PROBLEM DETAILS => Exactly the lines from the start of the data below through the line that contains "Forecast.<br>Source: OPEC Secretariat.</div>" are to be copied, with pictures left out.

* * * * * * *

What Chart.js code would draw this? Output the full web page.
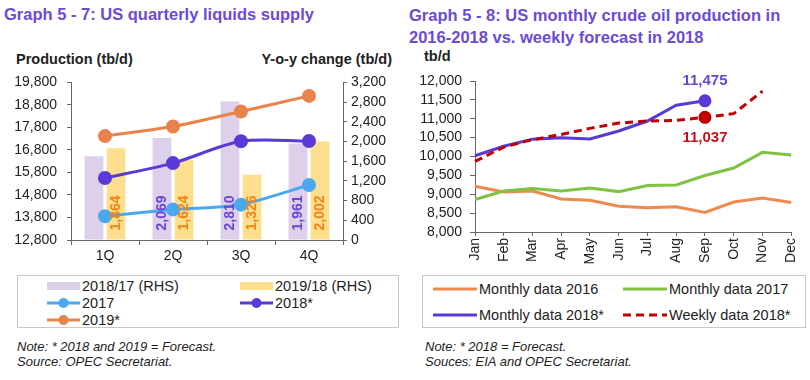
<!DOCTYPE html>
<html>
<head>
<meta charset="utf-8">
<script src="https://cdn.jsdelivr.net/npm/chart.js@4.4.1/dist/chart.umd.min.js"></script>
<style>
  body { margin: 0; background: #fff; font-family: "Liberation Sans", Arial, sans-serif; color: #222; }
  #wrap { position: relative; width: 810px; height: 380px; overflow: hidden; }
  .abs { position: absolute; white-space: nowrap; }
  .title { font-weight: bold; font-size: 16.5px; color: #6c4ad6; line-height: 22px; }
  .axt { font-weight: bold; font-size: 14.5px; color: #222; }
  .note { font-style: italic; font-size: 13px; line-height: 15px; color: #222; }
  .legend { position: absolute; border: 1px solid #c8c8c8; box-sizing: border-box; display: grid; font-size: 14.5px; color: #222; }
  .li { display: flex; align-items: center; white-space: nowrap; }
  .li svg { margin-right: 2px; }
  canvas { position: absolute; }
</style>
</head>
<body>
<div id="wrap">
  <div class="abs title" style="left:4px;top:3px">Graph 5 - 7: US quarterly liquids supply</div>
  <div class="abs axt" style="left:16px;top:51px">Production (tb/d)</div>
  <div class="abs axt" style="right:418px;top:51px">Y-o-y change (tb/d)</div>
  <canvas id="leftChart" width="400" height="210" style="left:0;top:64px"></canvas>
  <div id="leftLegend" class="legend" style="left:17px;top:275px;width:382px;height:53px;grid-template-columns:193px 1fr;padding:1px 0 0 29px;grid-auto-rows:17.3px"></div>
  <div class="abs note" style="left:17px;top:339px">Note: * 2018 and 2019 = Forecast.<br>Source: OPEC Secretariat.</div>

  <div class="abs title" style="left:409px;top:4px">Graph 5 - 8: US monthly crude oil production in<br>2016-2018 vs. weekly forecast in 2018</div>
  <div class="abs axt" style="left:424px;top:48px">tb/d</div>
  <canvas id="rightChart" width="405" height="210" style="left:405px;top:64px"></canvas>
  <div id="rightLegend" class="legend" style="left:422px;top:275px;width:384px;height:53px;grid-template-columns:190px 1fr;padding:0 0 0 10px;grid-auto-rows:26px"></div>
  <div class="abs note" style="left:425px;top:339px">Note: * 2018 = Forecast.<br>Souces: EIA and OPEC Secretariat.</div>
</div>

<script>
// Graph 5-7 data
const quarters = ["1Q", "2Q", "3Q", "4Q"];
const yoy1817 = [1700, 2069, 2810, 1961];
const yoy1918 = [1864, 1624, 1326, 2002];
const prod2017 = [13855, 14150, 14370, 15240];
const prod2018 = [15555, 16215, 17185, 17195];
const prod2019 = [17415, 17840, 18510, 19200];
const leftTicks = [12800, 13800, 14800, 15800, 16800, 17800, 18800, 19800];
const rightTicks = [0, 400, 800, 1200, 1600, 2000, 2400, 2800, 3200];
const hiddenBarLabels = [[0], []]; // the 1Q 2018/17 label is not shown

// Graph 5-8 data
const months = ["Jan", "Feb", "Mar", "Apr", "May", "Jun", "Jul", "Aug", "Sep", "Oct", "Nov", "Dec"];
const monthly2016 = [9210, 9060, 9085, 8875, 8840, 8680, 8645, 8670, 8520, 8795, 8900, 8780];
const monthly2017 = [8860, 9085, 9150, 9085, 9165, 9070, 9230, 9245, 9495, 9695, 10110, 10040];
const monthly2018 = [10020, 10270, 10460, 10495, 10465, 10675, 10940, 11360, 11475, null, null, null];
const weekly2018 = [9870, 10250, 10445, 10585, 10745, 10885, 10940, 10955, 11037, 11135, 11730, null];
const markIdx = 8; // Sep

const tickFont = { family: "Liberation Sans, Arial, sans-serif", size: 14 };
const fmt = (v) => v.toLocaleString("en-US");

const barLabels = {
  id: "barLabels",
  afterDatasetsDraw(chart) {
    const ctx = chart.ctx;
    ctx.save();
    ctx.font = "bold 14px Liberation Sans, Arial, sans-serif";
    ctx.textAlign = "left";
    ctx.textBaseline = "middle";
    chart.data.datasets.forEach((ds, i) => {
      if (ds.type !== "bar") return;
      chart.getDatasetMeta(i).data.forEach((el, j) => {
        if (hiddenBarLabels[i].includes(j)) return;
        ctx.save();
        ctx.translate(el.x, el.base - 9);
        ctx.rotate(-Math.PI / 2);
        ctx.fillStyle = ds.labelColor;
        ctx.fillText(fmt(ds.data[j]), 0, 0);
        ctx.restore();
      });
    });
    ctx.restore();
  },
};

const pointLabels = {
  id: "pointLabels",
  afterDatasetsDraw(chart) {
    const ctx = chart.ctx;
    ctx.save();
    ctx.font = "bold 15px Liberation Sans, Arial, sans-serif";
    ctx.textAlign = "center";
    ctx.textBaseline = "middle";
    chart.data.datasets.forEach((ds, i) => {
      if (ds.labelOffset == null) return;
      const el = chart.getDatasetMeta(i).data[markIdx];
      ctx.fillStyle = ds.labelColor;
      ctx.fillText(fmt(ds.data[markIdx]), el.x, el.y + ds.labelOffset);
    });
    ctx.restore();
  },
};

function fixWidth(w) {
  return (scale) => { scale.width = w; };
}

const leftChart = new Chart(document.getElementById("leftChart"), {
  type: "bar",
  data: {
    labels: quarters,
    datasets: [
      { type: "bar", label: "2018/17 (RHS)", data: yoy1817, yAxisID: "y1", backgroundColor: "#dcd0ea", labelColor: "#6a46d4", order: 2, categoryPercentage: 0.65, barPercentage: 0.85 },
      { type: "bar", label: "2019/18 (RHS)", data: yoy1918, yAxisID: "y1", backgroundColor: "#fedf8e", labelColor: "#ee8418", order: 2, categoryPercentage: 0.65, barPercentage: 0.85 },
      { type: "line", label: "2017", data: prod2017, yAxisID: "y", borderColor: "#4aa8f0", backgroundColor: "#4aa8f0", borderWidth: 3, pointRadius: 5.5, order: 1, tension: 0.25 },
      { type: "line", label: "2018*", data: prod2018, yAxisID: "y", borderColor: "#5a3ad6", backgroundColor: "#5a3ad6", borderWidth: 3, pointRadius: 5.5, order: 1, tension: 0.3 },
      { type: "line", label: "2019*", data: prod2019, yAxisID: "y", borderColor: "#e8834a", backgroundColor: "#e8834a", borderWidth: 3, pointRadius: 5.5, order: 1, tension: 0.2 },
    ],
  },
  options: {
    responsive: false,
    animation: false,
    layout: { padding: { top: 17, left: 0, right: 0, bottom: 0 } },
    plugins: { legend: { display: false }, tooltip: { enabled: false } },
    scales: {
      x: {
        offset: true,
        afterFit: (s) => { s.height = 34; },
        grid: { offset: true, drawOnChartArea: false, tickLength: 5, color: "#666" },
        border: { color: "#666" },
        ticks: { font: tickFont, color: "#222", padding: 3 },
      },
      y: {
        position: "left",
        min: 12800, max: 19800,
        afterFit: fixWidth(71),
        afterBuildTicks: (s) => { s.ticks = leftTicks.map((v) => ({ value: v })); },
        grid: { drawOnChartArea: false, tickLength: 4, color: "#666" },
        border: { color: "#666" },
        ticks: { font: tickFont, color: "#222", padding: 10, autoSkip: false, callback: (v) => fmt(v) },
      },
      y1: {
        position: "right",
        min: 0, max: 3200,
        afterFit: fixWidth(57),
        afterBuildTicks: (s) => { s.ticks = rightTicks.map((v) => ({ value: v })); },
        grid: { drawOnChartArea: false, tickLength: 4, color: "#666" },
        border: { color: "#666" },
        ticks: { font: tickFont, color: "#222", padding: 4, autoSkip: false, callback: (v) => fmt(v) },
      },
    },
  },
  plugins: [barLabels],
});

const rightChart = new Chart(document.getElementById("rightChart"), {
  type: "line",
  data: {
    labels: months,
    datasets: [
      { label: "Monthly data 2016", data: monthly2016, borderColor: "#ee8a4e", borderWidth: 3, pointRadius: 0, order: 3 },
      { label: "Monthly data 2017", data: monthly2017, borderColor: "#80c243", borderWidth: 3, pointRadius: 0, order: 2 },
      { label: "Monthly data 2018*", data: monthly2018, borderColor: "#5a3ad6", backgroundColor: "#5a3ad6", borderWidth: 3,
        pointRadius: (c) => (c.dataIndex === markIdx ? 5 : 0), order: 1, labelOffset: -20, labelColor: "#6a46d4" },
      { label: "Weekly data 2018*", data: weekly2018, borderColor: "#c00000", backgroundColor: "#c00000", borderWidth: 3, borderDash: [8, 5],
        pointRadius: (c) => (c.dataIndex === markIdx ? 5 : 0), order: 0, labelOffset: 21, labelColor: "#c0141a" },
    ],
  },
  options: {
    responsive: false,
    animation: false,
    layout: { padding: { top: 17, left: 0, right: 13, bottom: 0 } },
    plugins: { legend: { display: false }, tooltip: { enabled: false } },
    scales: {
      x: {
        offset: false,
        afterFit: (s) => { s.height = 42; },
        grid: { drawOnChartArea: false, tickLength: 4, color: "#666" },
        border: { color: "#666" },
        ticks: { font: tickFont, color: "#222", padding: 2, maxRotation: 90, minRotation: 90, autoSkip: false },
      },
      y: {
        min: 8000, max: 12000,
        afterFit: fixWidth(70),
        ticks: { stepSize: 500, font: tickFont, color: "#222", padding: 8, autoSkip: false, callback: (v) => fmt(v) },
        grid: { drawOnChartArea: false, tickLength: 5, color: "#666" },
        border: { color: "#666" },
      },
    },
  },
  plugins: [pointLabels],
});

function swatch(ds, w) {
  const h = 12;
  if (ds.type === "bar") {
    return `<svg width="${w}" height="${h}"><rect x="0" y="2" width="${w}" height="8" fill="${ds.backgroundColor}"/></svg>`;
  }
  const dash = ds.borderDash ? `stroke-dasharray="${ds.borderDash.join(" ")}"` : "";
  const dot = typeof ds.pointRadius === "number" && ds.pointRadius > 0
    ? `<circle cx="${w / 2}" cy="6" r="5" fill="${ds.borderColor}"/>` : "";
  return `<svg width="${w}" height="${h}"><line x1="0" y1="6" x2="${w}" y2="6" stroke="${ds.borderColor}" stroke-width="3" ${dash}/>${dot}</svg>`;
}

function buildLegend(chart, el, w) {
  el.innerHTML = chart.data.datasets
    .map((ds) => `<div class="li">${swatch(ds, w)}<span>${ds.label}</span></div>`)
    .join("");
}

buildLegend(leftChart, document.getElementById("leftLegend"), 33);
buildLegend(rightChart, document.getElementById("rightLegend"), 44);
</script>
</body>
</html>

* * * * * * *

CORRECT RESPONSE =>
What Chart.js code would draw this? Output the full web page.
<!DOCTYPE html>
<html>
<head>
<meta charset="utf-8">
<script src="https://cdn.jsdelivr.net/npm/chart.js@4.4.1/dist/chart.umd.min.js"></script>
<style>
  body { margin: 0; background: #fff; font-family: "Liberation Sans", Arial, sans-serif; color: #222; }
  #wrap { position: relative; width: 810px; height: 380px; overflow: hidden; }
  .abs { position: absolute; white-space: nowrap; }
  .title { font-weight: bold; font-size: 16.5px; color: #6c4ad6; line-height: 22px; }
  .axt { font-weight: bold; font-size: 14.5px; color: #222; }
  .note { font-style: italic; font-size: 13px; line-height: 15px; color: #222; }
  .legend { position: absolute; border: 1px solid #c8c8c8; box-sizing: border-box; display: grid; font-size: 14.5px; color: #222; }
  .li { display: flex; align-items: center; white-space: nowrap; }
  .li svg { margin-right: 2px; }
  canvas { position: absolute; }
</style>
</head>
<body>
<div id="wrap">
  <div class="abs title" style="left:4px;top:3px">Graph 5 - 7: US quarterly liquids supply</div>
  <div class="abs axt" style="left:16px;top:51px">Production (tb/d)</div>
  <div class="abs axt" style="right:418px;top:51px">Y-o-y change (tb/d)</div>
  <canvas id="leftChart" width="400" height="210" style="left:0;top:64px"></canvas>
  <div id="leftLegend" class="legend" style="left:17px;top:275px;width:382px;height:53px;grid-template-columns:193px 1fr;padding:1px 0 0 29px;grid-auto-rows:17.3px"></div>
  <div class="abs note" style="left:17px;top:339px">Note: * 2018 and 2019 = Forecast.<br>Source: OPEC Secretariat.</div>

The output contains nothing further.